[Records with drawing code]
— start —

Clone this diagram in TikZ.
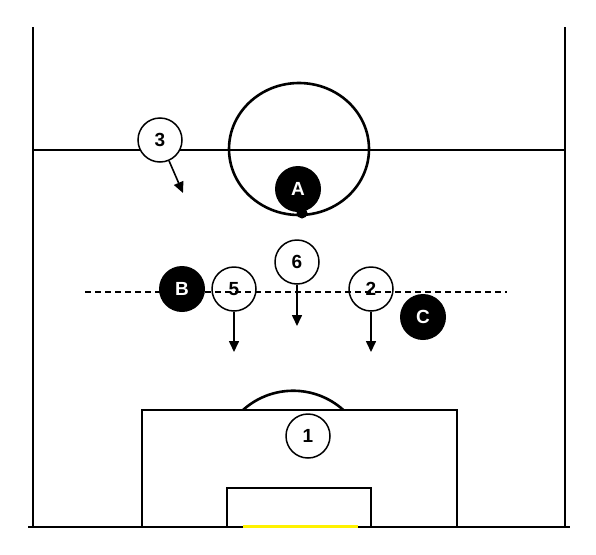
\documentclass[tikz,border=0pt]{standalone}
\usepackage{fontspec}
\setmainfont{Liberation Sans}
\usetikzlibrary{arrows.meta}

\begin{document}
\begin{tikzpicture}[x=1pt,y=-1pt,>={Triangle[width=10pt,length=11pt]},line width=2.6pt,
                    player/.style={circle,draw,line width=1.5pt,
                      minimum size=44pt,inner sep=0pt,font=\bfseries\fontsize{19}{22}\selectfont},
                    opp/.style={circle,fill=black,text=white,minimum size=46pt,
                      inner sep=0pt,font=\bfseries\fontsize{19}{22}\selectfont},
                    run/.style={->,line width=1.6pt}]

  \useasboundingbox (0,0) rectangle (596,554);

  % pitch
  \draw (33,27) -- (33,527) (565,27) -- (565,527);
  \draw (33,150) -- (565,150);
  \draw (28,527) -- (570,527);
  \draw (299,149) circle [x radius=70, y radius=66];
  \draw (243,410) arc [start angle=-132, end angle=-48, radius=75];
  \draw (142,527) -- (142,410) -- (457,410) -- (457,527);
  \draw (227,527) -- (227,488) -- (371,488) -- (371,527);
  \draw[yellow,line width=3pt] (243,526) -- (358,526);

  % players
  \node[player,fill=white] (P3) at (160,140) {3};
  \node[player] (P5) at (234,289) {5};
  \node[player,fill=white] (P6) at (297,262) {6};
  \node[player] (P2) at (371,289) {2};
  \node[player,fill=white] (P1) at (308,436) {1};
  \draw[dashed,line width=1.2pt,dash pattern=on 6pt off 4pt] (85,292) -- (507,292);
  \node[opp]    (A)  at (298,189) {A};
  \node[opp]    (B)  at (182,289) {B};
  \node[opp]    (C)  at (423,317) {C};
  \node[circle,fill=black,inner sep=0pt,minimum size=11pt] (ball) at (302,213) {};

  % runs
  \coordinate (t3) at (183,193);
  \coordinate (t5) at (234,352);
  \coordinate (t6) at (297,326);
  \coordinate (t2) at (371,352);
  \draw[run] (P3) -- (t3);
  \draw[run] (P5) -- (t5);
  \draw[run] (P6) -- (t6);
  \draw[run] (P2) -- (t2);
\end{tikzpicture}
\end{document}
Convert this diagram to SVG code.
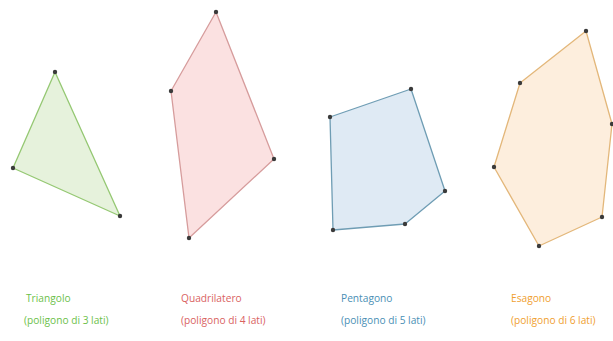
<svg xmlns="http://www.w3.org/2000/svg" width="613" height="341" viewBox="0 0 613 341">
<style>
.poly{stroke-width:1.3;stroke-linejoin:round}
.v{fill:#3a3a3a}
text{font-family:"Open Sans","Liberation Sans",sans-serif;font-size:10.2px}
.g{fill:#6cbf4a}.r{fill:#d9625f}.b{fill:#4a8fb5}.o{fill:#f0a030}
</style>
<rect width="613" height="341" fill="#ffffff"/>
<g id="triangolo">
<polygon class="poly" points="55,72 13,168 120,216" fill="#e6f2dc" stroke="#95c873"/>
<circle class="v" cx="55" cy="72" r="2.2"/><circle class="v" cx="13" cy="168" r="2.2"/><circle class="v" cx="120" cy="216" r="2.2"/>
<text class="g" x="26" y="302">Triangolo</text>
<text class="g" x="24" y="324">(poligono di 3 lati)</text>
</g>
<g id="quadrilatero">
<polygon class="poly" points="216,12 171,91 189,238 274,159" fill="#fbe1e1" stroke="#d69c9c"/>
<circle class="v" cx="216" cy="12" r="2.2"/><circle class="v" cx="171" cy="91" r="2.2"/><circle class="v" cx="189" cy="238" r="2.2"/><circle class="v" cx="274" cy="159" r="2.2"/>
<text class="r" x="181" y="302">Quadrilatero</text>
<text class="r" x="181" y="324">(poligono di 4 lati)</text>
</g>
<g id="pentagono">
<polygon class="poly" points="330,117 411,89 445,191 405,224 333,230" fill="#dfeaf4" stroke="#6f9db4"/>
<circle class="v" cx="330" cy="117" r="2.2"/><circle class="v" cx="411" cy="89" r="2.2"/><circle class="v" cx="445" cy="191" r="2.2"/><circle class="v" cx="405" cy="224" r="2.2"/><circle class="v" cx="333" cy="230" r="2.2"/>
<text class="b" x="341" y="302">Pentagono</text>
<text class="b" x="341" y="324">(poligono di 5 lati)</text>
</g>
<g id="esagono">
<polygon class="poly" points="586,31 520,83 494,167 539,246 602,217 612,124" fill="#fdeedd" stroke="#e3b77a"/>
<circle class="v" cx="586" cy="31" r="2.2"/><circle class="v" cx="520" cy="83" r="2.2"/><circle class="v" cx="494" cy="167" r="2.2"/><circle class="v" cx="539" cy="246" r="2.2"/><circle class="v" cx="602" cy="217" r="2.2"/><circle class="v" cx="612" cy="124" r="2.2"/>
<text class="o" x="511" y="302">Esagono</text>
<text class="o" x="511" y="324">(poligono di 6 lati)</text>
</g>
<g id="connectors"/>
</svg>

— end —

Exercise goal = Transcribe the records above exactly, leaving out every picture.

Solution to this task =
Clone this diagram in TikZ.
\documentclass[tikz,border=0pt]{standalone}
\usepackage{fontspec}
\setmainfont{Liberation Sans}
\usetikzlibrary{arrows.meta}

\begin{document}
\begin{tikzpicture}[x=1pt,y=-1pt,>={Triangle[width=10pt,length=11pt]},line width=2.6pt,
                    player/.style={circle,draw,line width=1.5pt,
                      minimum size=44pt,inner sep=0pt,font=\bfseries\fontsize{19}{22}\selectfont},
                    opp/.style={circle,fill=black,text=white,minimum size=46pt,
                      inner sep=0pt,font=\bfseries\fontsize{19}{22}\selectfont},
                    run/.style={->,line width=1.6pt}]

  \useasboundingbox (0,0) rectangle (596,554);

  % pitch
  \draw (33,27) -- (33,527) (565,27) -- (565,527);
  \draw (33,150) -- (565,150);
  \draw (28,527) -- (570,527);
  \draw (299,149) circle [x radius=70, y radius=66];
  \draw (243,410) arc [start angle=-132, end angle=-48, radius=75];
  \draw (142,527) -- (142,410) -- (457,410) -- (457,527);
  \draw (227,527) -- (227,488) -- (371,488) -- (371,527);
  \draw[yellow,line width=3pt] (243,526) -- (358,526);

  % players
  \node[player,fill=white] (P3) at (160,140) {3};
  \node[player] (P5) at (234,289) {5};
  \node[player,fill=white] (P6) at (297,262) {6};
  \node[player] (P2) at (371,289) {2};
  \node[player,fill=white] (P1) at (308,436) {1};
  \draw[dashed,line width=1.2pt,dash pattern=on 6pt off 4pt] (85,292) -- (507,292);
  \node[opp]    (A)  at (298,189) {A};
  \node[opp]    (B)  at (182,289) {B};
  \node[opp]    (C)  at (423,317) {C};
  \node[circle,fill=black,inner sep=0pt,minimum size=11pt] (ball) at (302,213) {};

  % runs
  \coordinate (t3) at (183,193);
  \coordinate (t5) at (234,352);
  \coordinate (t6) at (297,326);
  \coordinate (t2) at (371,352);
  \draw[run] (P3) -- (t3);
  \draw[run] (P5) -- (t5);
  \draw[run] (P6) -- (t6);
  \draw[run] (P2) -- (t2);
\end{tikzpicture}
\end{document}
Convert this diagram to SVG code.
<svg xmlns="http://www.w3.org/2000/svg" width="613" height="341" viewBox="0 0 613 341">
<style>
.poly{stroke-width:1.3;stroke-linejoin:round}
.v{fill:#3a3a3a}
text{font-family:"Open Sans","Liberation Sans",sans-serif;font-size:10.2px}
.g{fill:#6cbf4a}.r{fill:#d9625f}.b{fill:#4a8fb5}.o{fill:#f0a030}
</style>
<rect width="613" height="341" fill="#ffffff"/>
<g id="triangolo">
<polygon class="poly" points="55,72 13,168 120,216" fill="#e6f2dc" stroke="#95c873"/>
<circle class="v" cx="55" cy="72" r="2.2"/><circle class="v" cx="13" cy="168" r="2.2"/><circle class="v" cx="120" cy="216" r="2.2"/>
<text class="g" x="26" y="302">Triangolo</text>
<text class="g" x="24" y="324">(poligono di 3 lati)</text>
</g>
<g id="quadrilatero">
<polygon class="poly" points="216,12 171,91 189,238 274,159" fill="#fbe1e1" stroke="#d69c9c"/>
<circle class="v" cx="216" cy="12" r="2.2"/><circle class="v" cx="171" cy="91" r="2.2"/><circle class="v" cx="189" cy="238" r="2.2"/><circle class="v" cx="274" cy="159" r="2.2"/>
<text class="r" x="181" y="302">Quadrilatero</text>
<text class="r" x="181" y="324">(poligono di 4 lati)</text>
</g>
<g id="pentagono">
<polygon class="poly" points="330,117 411,89 445,191 405,224 333,230" fill="#dfeaf4" stroke="#6f9db4"/>
<circle class="v" cx="330" cy="117" r="2.2"/><circle class="v" cx="411" cy="89" r="2.2"/><circle class="v" cx="445" cy="191" r="2.2"/><circle class="v" cx="405" cy="224" r="2.2"/><circle class="v" cx="333" cy="230" r="2.2"/>
<text class="b" x="341" y="302">Pentagono</text>
<text class="b" x="341" y="324">(poligono di 5 lati)</text>
</g>
<g id="esagono">
<polygon class="poly" points="586,31 520,83 494,167 539,246 602,217 612,124" fill="#fdeedd" stroke="#e3b77a"/>
<circle class="v" cx="586" cy="31" r="2.2"/><circle class="v" cx="520" cy="83" r="2.2"/><circle class="v" cx="494" cy="167" r="2.2"/><circle class="v" cx="539" cy="246" r="2.2"/><circle class="v" cx="602" cy="217" r="2.2"/><circle class="v" cx="612" cy="124" r="2.2"/>
<text class="o" x="511" y="302">Esagono</text>
<text class="o" x="511" y="324">(poligono di 6 lati)</text>
</g>
<g id="connectors"/>
</svg>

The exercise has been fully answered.